I met Mariam in the last decade of her life – she was 85 and I was 25, and had just begun working  at the National Council for Research on Women. Although she had retired as the Council’s first President well over a decade before, Mariam still came to the office every day, taking the subway from her apartment in mid-town east to our offices off Wall Street. While at the outset, our pairing might seem an unlikely one, over the years Mariam became not only an important mentor, but a close friend. Even after we both left the Council, Mariam and I enjoyed meals together, had long phone conversations when I was out of town, attended feminist galas and celebrated holidays together several times a year, along with a group of feminist friends from all generations. 

Our closeness was due in no small part to the fact that, despite her age and wide experience in the field, Mariam remained, until her dying day, genuinely interested in the feminism of the present. Although she wasn’t on the internet much (though I have a great story from the day I taught her how to “google”), she often asked me what younger generations of feminists were doing to further the cause, and was an avid ally of contemporary feminist work online and off. In sum, our friendship was a daily reminder of the power–and pleasure–of intergenerational feminism not only for the movement at large, but in our everyday lives.
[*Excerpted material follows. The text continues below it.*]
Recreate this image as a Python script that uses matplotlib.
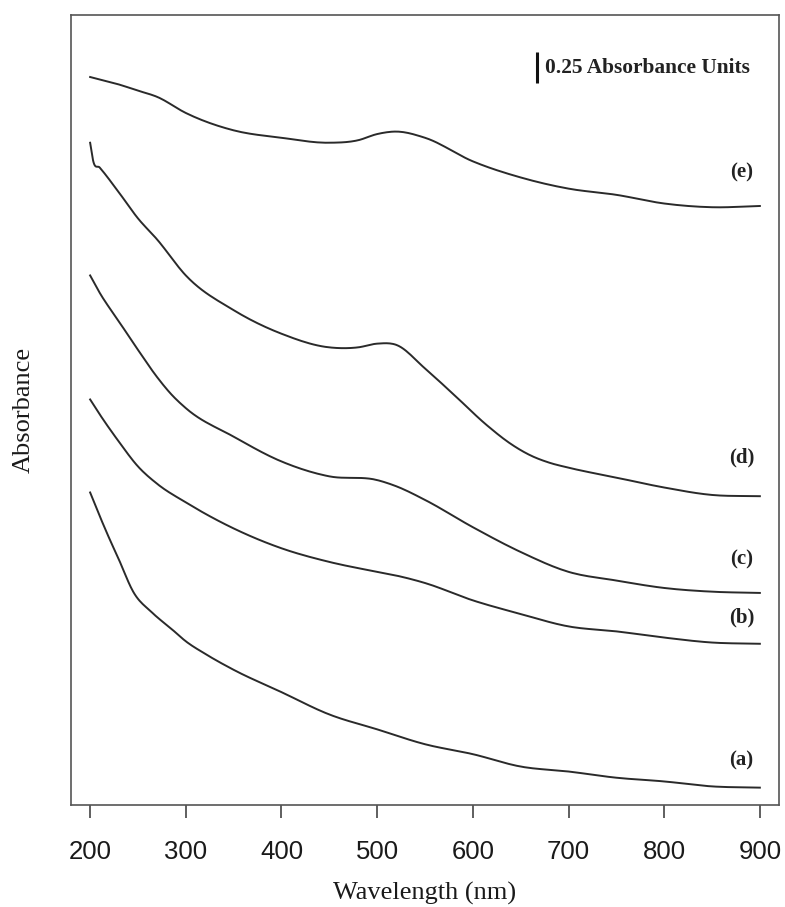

It is therefore fitting, I think, that I am posting this tribute on the day of the #FemFuture launch at the Barnard Center for Research on Women, spearheaded by Vanessa and Courtney. As part of her work during her time at Ford, Mariam gave a grant to BCRW to help start the feminist scholarly journal Signs which, decades later, is one of the most prestigious journals in the field. As we enter the next phase of the feminist movement, I know that the “godmother” of feminism is looking down and smiling, safe with the knowledge that the revolution she helped begin continues.